Mumbai, August 20, 2025 — Shares of Vedanta Ltd. fell sharply on Wednesday after the Supreme Court dismissed a plea by its subsidiary, Talwandi Sabo Power Ltd. (TSPL), seeking additional compensation related to the withdrawal of deemed export benefits. The apex court upheld the earlier ruling by the Appellate Tribunal for Electricity (APTEL), stating that TSPL was never legitimately entitled to such benefits.

Vedanta’s stock dropped as much as 1.32%, hitting ₹444.15 apiece on the Bombay Stock Exchange (BSE) shortly after the verdict was announced. By midday, the stock was trading 0.19% lower at ₹449.25, reflecting investor concerns over the financial implications of the ruling.

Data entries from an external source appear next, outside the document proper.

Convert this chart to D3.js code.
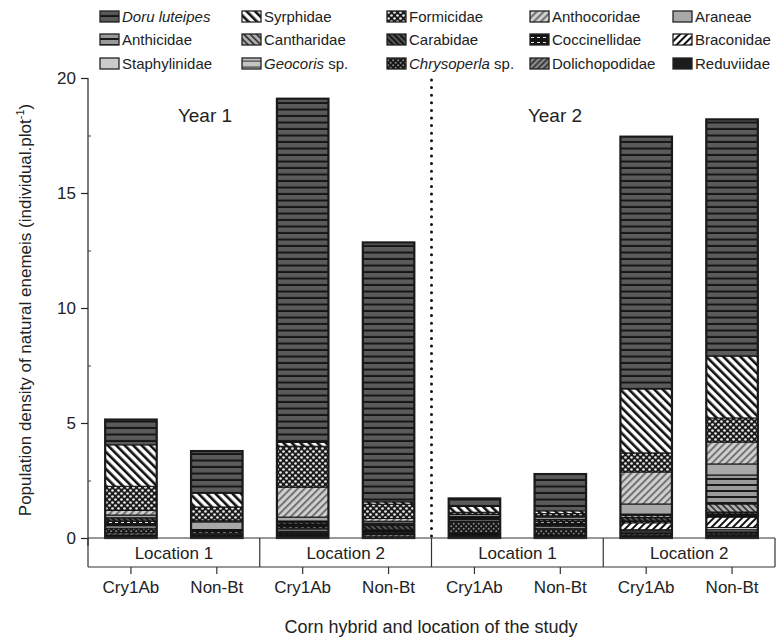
<!DOCTYPE html>
<html><head><meta charset="utf-8">
<script src="https://cdn.jsdelivr.net/npm/d3@7"></script>
<style>body{margin:0;background:#fff}svg{display:block;font-family:"Liberation Sans",Arial,sans-serif}</style>
</head><body>
<svg id="c" width="777" height="640"></svg>
<script>
const categories = ["Cry1Ab","Non-Bt","Cry1Ab","Non-Bt","Cry1Ab","Non-Bt","Cry1Ab","Non-Bt"];
const locations = ["Location 1","Location 2","Location 1","Location 2"];
const years = ["Year 1","Year 2"];
const yTicks = [0,5,10,15,20];
const species = ["Doru luteipes","Syrphidae","Formicidae","Anthocoridae","Araneae","Anthicidae","Cantharidae","Carabidae","Coccinellidae","Braconidae","Staphylinidae","Geocoris sp.","Chrysoperla sp.","Dolichopodidae","Reduviidae"];
const doru    = [1.10, 1.83, 14.94, 11.28, 0.35, 1.60, 10.97, 10.29];
const syrph   = [1.80, 0.60, 0.17, 0.10, 0.25, 0.12, 2.78, 2.69];
const formic  = [1.05, 0.60, 1.78, 0.62, 0.10, 0.10, 0.83, 1.05];
const anthoc  = [0.20, 0.05, 1.30, 0.12, 0.00, 0.05, 1.39, 0.95];
const aran    = [0.12, 0.33, 0.17, 0.08, 0.08, 0.10, 0.44, 0.48];
const anthic  = [0.00, 0.00, 0.05, 0.05, 0.00, 0.00, 0.05, 1.26];
const canth   = [0.00, 0.00, 0.00, 0.05, 0.00, 0.00, 0.10, 0.35];
const carab   = [0.15, 0.05, 0.10, 0.20, 0.05, 0.10, 0.15, 0.10];
const cocc    = [0.20, 0.10, 0.15, 0.10, 0.10, 0.15, 0.08, 0.12];
const bracon  = [0.00, 0.00, 0.00, 0.00, 0.00, 0.05, 0.30, 0.45];
const staph   = [0.00, 0.00, 0.05, 0.00, 0.07, 0.08, 0.05, 0.10];
const geoc    = [0.10, 0.05, 0.10, 0.05, 0.00, 0.05, 0.08, 0.10];
const chrys   = [0.20, 0.07, 0.10, 0.05, 0.52, 0.25, 0.05, 0.08];
const dolich  = [0.10, 0.05, 0.05, 0.10, 0.05, 0.05, 0.08, 0.06];
const reduv   = [0.13, 0.05, 0.14, 0.05, 0.15, 0.08, 0.10, 0.12];
const seriesValues = [doru,syrph,formic,anthoc,aran,anthic,canth,carab,cocc,bracon,staph,geoc,chrys,dolich,reduv];

const svg = d3.select("#c");
const defs = svg.append("defs");
const L=88, R=775, T=78, B=538;
const x = d3.scaleBand().domain(d3.range(categories.length)).range([L,R]).paddingInner(0.4).paddingOuter(0.2);
const xLoc = d3.scaleBand().domain(d3.range(locations.length)).range([L,R]);
const y = d3.scaleLinear().domain([0,20]).range([B,T]);

// patterns
function pat(id,w,h,bg,draw,rot){
  const p=defs.append("pattern").attr("id",id).attr("patternUnits","userSpaceOnUse").attr("width",w).attr("height",h);
  if(rot) p.attr("patternTransform","rotate("+rot+")");
  p.append("rect").attr("width",w).attr("height",h).attr("fill",bg);
  draw(p);
}
const hl=(c,y0,hh)=>p=>p.append("rect").attr("x",0).attr("y",y0).attr("width",20).attr("height",hh).attr("fill",c);
const vl=(c,ww)=>p=>p.append("rect").attr("x",0).attr("y",0).attr("width",ww).attr("height",20).attr("fill",c);
pat("p0",8,6.5,"#5b5b5b",hl("#151515",4.5,2));
pat("p1",6,6,"#ffffff",vl("#111",2.6),-45);
pat("p2",6,6,"#1c1c1c",p=>{[[1.5,1.5],[4.5,4.5]].forEach(c=>p.append("circle").attr("cx",c[0]).attr("cy",c[1]).attr("r",1.35).attr("fill","#e6e6e6"));});
pat("p3",5,5,"#cfcfcf",vl("#6a6a6a",1.8),45);
pat("p4",4,4,"#a8a8a8",()=>{});
pat("p5",8,6,"#9a9a9a",hl("#1a1a1a",4,2));
pat("p6",4.5,4.5,"#b0b0b0",vl("#3a3a3a",1.8),-45);
pat("p7",4,4,"#555",vl("#111",1.8),-45);
pat("p8",6,5,"#151515",p=>{p.append("rect").attr("x",1).attr("y",2).attr("width",3).attr("height",1).attr("fill","#e8e8e8");});
pat("p9",5,5,"#ffffff",vl("#111",2),45);
pat("p10",4,4,"#cbcbcb",()=>{});
pat("p11",8,6,"#c4c4c4",hl("#444",2.5,1.2));
pat("p12",5,5,"#161616",p=>{[[1.2,1.2],[3.7,3.7]].forEach(c=>p.append("circle").attr("cx",c[0]).attr("cy",c[1]).attr("r",1).attr("fill","#8a8a8a"));});
pat("p13",4,4,"#8a8a8a",vl("#2e2e2e",1.6),45);
pat("p14",4,4,"#1b1b1b",()=>{});

// stack (first species on top => stack reversed)
const rows = categories.map((c,i)=>{const o={i:i}; species.forEach((s,k)=>o[k]=seriesValues[k][i]); return o;});
const keys = d3.range(species.length).reverse();
const stacked = d3.stack().keys(keys)(rows);

const g = svg.append("g");
stacked.forEach(layer=>{
  const k = layer.key;
  g.selectAll(null).data(layer.filter(d=>d[1]-d[0]>0)).enter().append("rect")
    .attr("x",d=>x(d.data.i)).attr("width",x.bandwidth())
    .attr("y",d=>y(d[1])).attr("height",d=>y(d[0])-y(d[1]))
    .attr("fill","url(#p"+k+")").attr("stroke","#111").attr("stroke-width",1);
});
// bar outlines
g.selectAll(null).data(rows).enter().append("rect")
  .attr("x",d=>x(d.i)).attr("width",x.bandwidth())
  .attr("y",d=>y(d3.sum(seriesValues,s=>s[d.i]))).attr("height",d=>B-y(d3.sum(seriesValues,s=>s[d.i])))
  .attr("fill","none").attr("stroke","#1a1a1a").attr("stroke-width",2.2);

// y axis
const ya = svg.append("g").attr("transform","translate("+L+",0)")
  .call(d3.axisLeft(y).tickValues(yTicks).tickSize(7).tickPadding(5));
ya.select(".domain").attr("stroke","#222").attr("stroke-width",1.2).attr("d","M0,"+T+"V"+(B+8));
ya.selectAll(".tick line").attr("stroke","#222").attr("stroke-width",1.2);
ya.selectAll("text").attr("font-size",17).attr("fill","#222").attr("font-family","Liberation Sans, Arial, sans-serif");
svg.append("g").attr("transform","translate("+L+",0)")
  .call(d3.axisRight(y).tickValues([2.5,7.5,12.5,17.5]).tickSize(3).tickFormat(""))
  .call(s=>{s.select(".domain").remove(); s.selectAll("line").attr("stroke","#444");});

// x axis line and location boxes
const boxB = 567;
svg.append("line").attr("x1",L).attr("x2",R).attr("y1",B).attr("y2",B).attr("stroke","#333").attr("stroke-width",1.2);
svg.append("line").attr("x1",L).attr("x2",R).attr("y1",boxB).attr("y2",boxB).attr("stroke","#333").attr("stroke-width",1.2);
d3.range(locations.length+1).forEach(j=>{
  const xx = j<locations.length? xLoc(j): R;
  svg.append("line").attr("x1",xx).attr("x2",xx).attr("y1",B).attr("y2",boxB).attr("stroke","#333").attr("stroke-width",1.2);
});
svg.selectAll(".loc").data(locations).enter().append("text")
  .attr("x",(d,j)=>xLoc(j)+xLoc.bandwidth()/2).attr("y",559)
  .attr("text-anchor","middle").attr("font-size",17).attr("fill","#222").text(d=>d);
const xa = svg.append("g").attr("transform","translate(0,"+boxB+")")
  .call(d3.axisBottom(x).tickSize(7).tickPadding(7).tickFormat(i=>categories[i]));
xa.select(".domain").remove();
xa.selectAll("line").attr("stroke","#333").attr("stroke-width",1.2);
xa.selectAll("text").attr("font-size",17).attr("fill","#222").attr("font-family","Liberation Sans, Arial, sans-serif");

// dotted separator
const mid = xLoc(2);
svg.append("line").attr("x1",mid).attr("x2",mid).attr("y1",T+2).attr("y2",B)
  .attr("stroke","#111").attr("stroke-width",3).attr("stroke-linecap","round").attr("stroke-dasharray","0,7.6");

// year labels
svg.selectAll(".yr").data(years).enter().append("text")
  .attr("x",(d,j)=>j===0?205:555).attr("y",122).attr("text-anchor","middle")
  .attr("font-size",19).attr("fill","#222").text(d=>d);

// axis titles
svg.append("text").attr("x",431).attr("y",633).attr("text-anchor","middle").attr("font-size",18).attr("fill","#222")
  .text("Corn hybrid and location of the study");
const yt = svg.append("text").attr("transform","translate(31,310) rotate(-90)").attr("text-anchor","middle")
  .attr("font-size",17).attr("fill","#222");
yt.append("tspan").text("Population density of natural enemeis (individual.plot");
yt.append("tspan").attr("dy",-7).attr("font-size",11).text("-1");
yt.append("tspan").attr("dy",7).text(")");

// legend
const colX=[100,242,387,530,673], rowY=[17,40,64];
const italicParts = {"Doru luteipes":["Doru luteipes",""],"Geocoris sp.":["Geocoris"," sp."],"Chrysoperla sp.":["Chrysoperla"," sp."]};
species.forEach((s,k)=>{
  const r=Math.floor(k/5), c=k%5;
  const lg=svg.append("g").attr("transform","translate("+colX[c]+","+rowY[r]+")");
  lg.append("rect").attr("x",0).attr("y",-6).attr("width",19).attr("height",11).attr("fill","url(#p"+k+")")
    .attr("stroke","#222").attr("stroke-width",1.3);
  const t=lg.append("text").attr("x",22).attr("y",5).attr("font-size",15).attr("fill","#222");
  if(italicParts[s]){ t.append("tspan").attr("font-style","italic").text(italicParts[s][0]); if(italicParts[s][1]) t.append("tspan").text(italicParts[s][1]); }
  else t.text(s);
});
</script>
</body></html>
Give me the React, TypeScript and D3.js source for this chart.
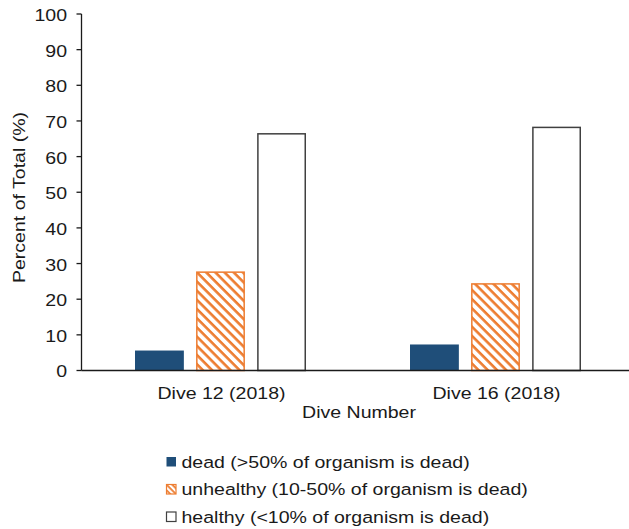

The case revolved around TSPL’s demand for higher compensation following the withdrawal of deemed export incentives, which the company argued were essential to its financial planning for the Punjab-based power project. However, the Supreme Court’s decision effectively closes the door on any further financial relief from this avenue.

This legal setback follows another blow earlier this year when the National Company Law Tribunal (NCLT) rejected Vedanta’s proposed demerger of TSPL. The NCLT cited insufficient disclosure of material facts, including the exclusion of ₹1,250 crore in dues owed to SEPCO Electric Power Construction Corporation, a key creditor.

The twin rulings have cast a shadow over Vedanta’s broader restructuring plans, raising concerns about delays and diminished value creation from the demerger. Market analysts suggest that the Talwandi Sabo project’s prolonged litigation and regulatory hurdles could impact Vedanta’s financial flexibility and strategic roadmap.